L’intelligence artificielle, cible prioritaire de la course aux talents
La course aux talents, si elle touche les PME au premier chef, devient le problème de toute l’économie française à l’heure du numérique et de l’intelligence artificielle. Aujourd’hui,GAFA, start-up et grandes entreprises traditionnelles se disputent les meilleurs experts de l’intelligence artificielle, au détriment de la recherche publique française. Malgré les dispositions déjà prises (à l’instar des conventions industrielles de formation pour la recherche, facilitant l’intégration des doctorants en entreprise), on enregistre encore beaucoup trop de départs des instituts de recherche académiques (Inria, CNRS…) vers le monde des entreprises (y compris étranger).
Il est grand temps pour la France d’adopter sa future stratégie nationale en matière d’IA, qui n’attend plus que les conclusions de la mission confiée par le gouvernement à Cédric Villani. Plus que quelques semaines avant d’en connaître les conclusions, alors qu’il se murmure déjà que le député pourrait proposer de favoriser la « multi-appartenance », afin qu’un chercheur du public puisse aussi travailler dans le privé. Puisse-t-il être entendu jusqu’au plus haut niveau de l’Etat.

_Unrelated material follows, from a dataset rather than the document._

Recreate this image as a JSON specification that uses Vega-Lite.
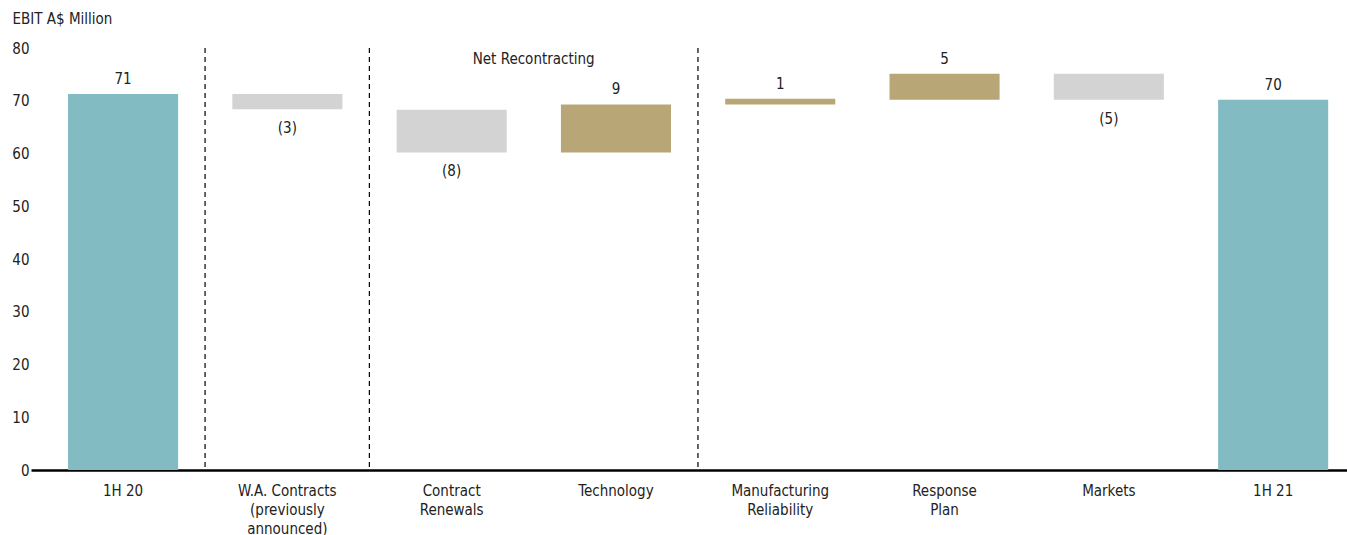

Au 48ème Forum économique mondial de Davos le mois dernier, l’élite politique et industrielle présente n’avait qu’un mot à la bouche : « reskilling ». Avec la révolution technologique en marche, la « requalification » des salariés est le défi le plus important que l’Europe ait eu à relever depuis 1945. Car le numérique et l’IA vont toucher chaque usine, chaque emploi et se propagent à une vitesse qui oblige ceux qui veulent ne pas subir le mouvement à faire un effort massif de formation. Les réformes en cours montrent que la France ne veut pas rester en marge de cette gigantesque et turbulente transformation.